Documented problems associated with noise in urban environments go back as far as ancient Rome. Today, the average noise level of 98 decibels (dB) exceeds the WHO value of 50 dB allowed for residential areas. Research suggests that noise pollution is the highest in low-income and racial minority neighborhoods, and noise pollution associated with household electricity generators is an emerging environmental degradation in many developing nations.

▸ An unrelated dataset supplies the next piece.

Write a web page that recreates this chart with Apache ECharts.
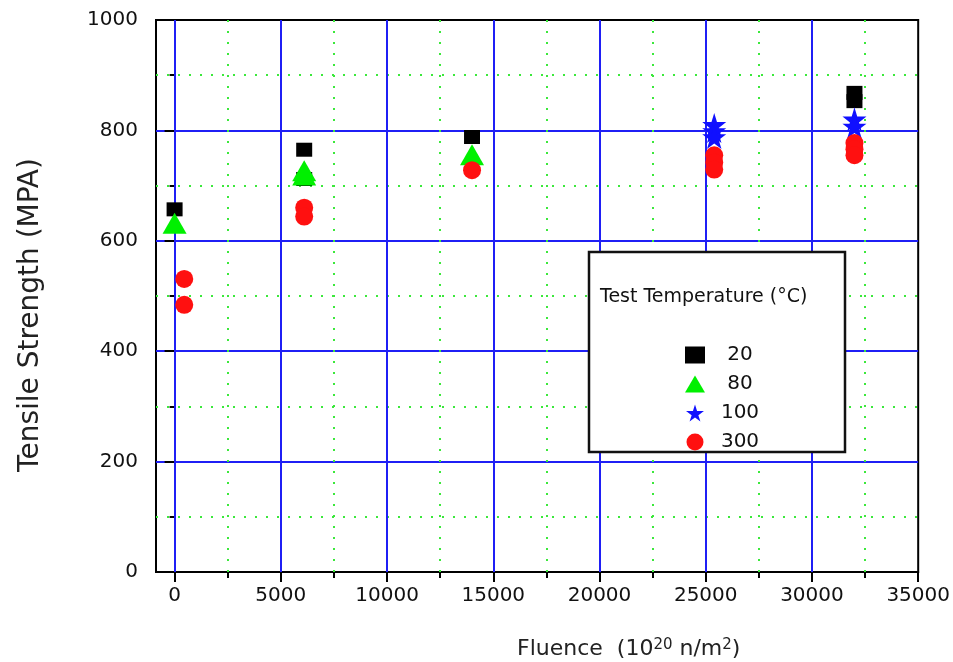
<!DOCTYPE html>
<html>
<head>
<meta charset="utf-8">
<script src="https://cdn.jsdelivr.net/npm/echarts@6/dist/echarts.min.js"></script>
<style>
  html, body { margin: 0; padding: 0; background: #fff; }
  #chart { width: 953px; height: 662px; }
</style>
</head>
<body>
<div id="chart"></div>
<script>
  // ---- data ----
  const temps = ['20', '80', '100', '300']
  const pts20 = [[0, 657], [6100, 765], [6100, 712], [14000, 788], [32000, 868], [32000, 853]]
  const pts80 = [[0, 632], [6100, 727], [6100, 719], [14000, 756]]
  const pts100 = [[25400, 810], [25400, 799], [25400, 788], [32000, 820], [32000, 807]]
  const pts300 = [[455, 531], [455, 484], [6100, 660], [6100, 644], [14000, 728],
                  [25400, 755], [25400, 742], [25400, 729], [32000, 777], [32000, 766], [32000, 755]]

  const xTicks = [0, 5000, 10000, 15000, 20000, 25000, 30000, 35000]
  const xMinorTicks = [2500, 7500, 12500, 17500, 22500, 27500, 32500]
  const xBlueLines = [0, 5000, 10000, 15000, 20000, 25000, 30000]
  const xGreenLines = [2500, 7500, 12500, 17500, 22500, 27500, 32500]

  const BLUE = '#1f1ff5'
  const GREEN = '#3be83b'
  const FONT = 'DejaVu Sans'
  const STAR = 'path://M50,0 L61,35 L98,35 L68,57 L79,91 L50,70 L21,91 L32,57 L2,35 L39,35 Z'

  let chart = echarts.init(document.getElementById('chart'), null, { renderer: 'canvas' })

  // grid lines as mark lines (drawn under the points)
  let gridLines = []
  xBlueLines.forEach(v => gridLines.push({ xAxis: v, lineStyle: { color: BLUE, width: 2, type: 'solid' } }))
  xGreenLines.forEach(v => gridLines.push({ xAxis: v, lineStyle: { color: GREEN, width: 2, type: [2, 9] } }))

  chart.setOption({
    animation: false,
    backgroundColor: '#fff',
    grid: {
      left: 156, right: 33, top: 20, bottom: 90,
      show: true, borderColor: '#000', borderWidth: 2, backgroundColor: 'transparent'
    },
    xAxis: [
      {
        type: 'value', min: -875, max: 35000,
        axisLine: { show: true, onZero: false, lineStyle: { color: '#000', width: 2 } },
        axisTick: { show: true, inside: false, length: 10, customValues: xTicks, lineStyle: { color: '#000', width: 2 } },
        axisLabel: {
          show: true, customValues: xTicks, margin: 14, color: '#111', fontFamily: FONT, fontSize: 20,
          formatter: v => String(v)
        },
        splitLine: { show: false }
      },
      {
        type: 'value', min: -875, max: 35000, position: 'bottom',
        axisLine: { show: false },
        axisTick: { show: true, inside: false, length: 6, customValues: xMinorTicks, lineStyle: { color: '#000', width: 2 } },
        axisLabel: { show: false },
        splitLine: { show: false }
      }
    ],
    yAxis: {
      type: 'value', min: 0, max: 1000, interval: 200,
      axisLine: { show: true, lineStyle: { color: '#000', width: 2 } },
      axisTick: { show: true, inside: false, length: 10, lineStyle: { color: '#000', width: 2 } },
      minorTick: { show: true, splitNumber: 2, length: 5, lineStyle: { color: '#000', width: 2 } },
      axisLabel: { margin: 18, color: '#111', fontFamily: FONT, fontSize: 20, formatter: v => String(v) },
      splitLine: { show: true, showMinLine: false, showMaxLine: false, lineStyle: { color: BLUE, width: 2 } },
      minorSplitLine: { show: true, lineStyle: { color: GREEN, width: 2, type: [2, 9] } }
    },
    legend: {
      data: temps,
      orient: 'vertical',
      left: 680, top: 340,
      itemWidth: 20, itemHeight: 17, itemGap: 9,
      z: 120,
      textStyle: {
        color: '#111', fontFamily: FONT, fontSize: 20, lineHeight: 17,
        rich: { c: { width: 60, align: 'center', fontFamily: FONT, fontSize: 20, color: '#111' } }
      },
      formatter: '{c|{name}}'
    },
    graphic: [
      {
        type: 'rect', z: 100,
        shape: { x: 589, y: 252, width: 256, height: 200 },
        style: { fill: '#fff', stroke: '#111', lineWidth: 2.5 }
      },
      {
        type: 'text', z: 101, x: 600, y: 297,
        style: { text: 'Test Temperature (°C)', font: '19px "DejaVu Sans"', fill: '#111', textVerticalAlign: 'middle' }
      },
      {
        type: 'text', z: 101, x: 31, y: 315, rotation: Math.PI / 2,
        style: { text: 'Tensile Strength (MPA)', font: '28px "DejaVu Sans"', fill: '#222', textAlign: 'center', textVerticalAlign: 'middle' }
      },
      {
        type: 'text', z: 101, x: 517, y: 638,
        style: {
          text: 'Fluence  (10{s|20} n/m{s|2})',
          font: '22px "DejaVu Sans"', fill: '#222',
          rich: {
            s: { fontFamily: FONT, fontSize: 15, verticalAlign: 'top', lineHeight: 14, fill: '#222' }
          }
        }
      }
    ],
    series: [
      {
        name: 'grid', type: 'scatter', data: [], z: 1,
        markLine: { silent: true, symbol: 'none', z: 1, label: { show: false }, animation: false, data: gridLines }
      },
      { name: '20', type: 'scatter', z: 10, symbol: 'rect', symbolSize: [16, 14], itemStyle: { color: '#000', opacity: 1 }, data: pts20 },
      { name: '80', type: 'scatter', z: 11, symbol: 'triangle', symbolSize: [24, 21], itemStyle: { color: '#00f000', opacity: 1 }, data: pts80 },
      { name: '100', type: 'scatter', z: 12, symbol: STAR, symbolSize: 24, itemStyle: { color: '#1010ff', opacity: 1 }, data: pts100 },
      { name: '300', type: 'scatter', z: 13, symbol: 'circle', symbolSize: 18, itemStyle: { color: '#ff1010', opacity: 1 }, data: pts300 }
    ]
  })
</script>
</body>
</html>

High noise levels can contribute to cardiovascular effects in humans and an increased incidence of coronary artery disease. In animals, noise can increase the risk of death by altering predator or prey detection and avoidance, interfere with reproduction and navigation, and contribute to permanent hearing loss. A substantial amount of the noise that humans produce occurs in the ocean. Up until recently, most research on noise impacts has been focused on marine mammals, and to a lesser degree, fish. In the past few years, scientists have shifted to conducting studies on invertebrates and their responses to anthropogenic sounds in the marine environment. This research is essential, especially considering that invertebrates make up 75% of marine species, and thus compose a large percentage of ocean food webs. Of the studies that have been conducted, a sizable variety in families of invertebrates have been represented in the research. A variation in the complexity of their sensory systems exists, which allows scientists to study a range of characteristics and develop a better understanding of anthropogenic noise impacts on living organisms.
While the elderly may have cardiac problems due to noise, according to the World Health Organization, children are especially vulnerable to noise, and the effects that noise has on children may be permanent. Noise poses a serious threat to a child's physical and psychological health, and may negatively interfere with a child's learning and behavior.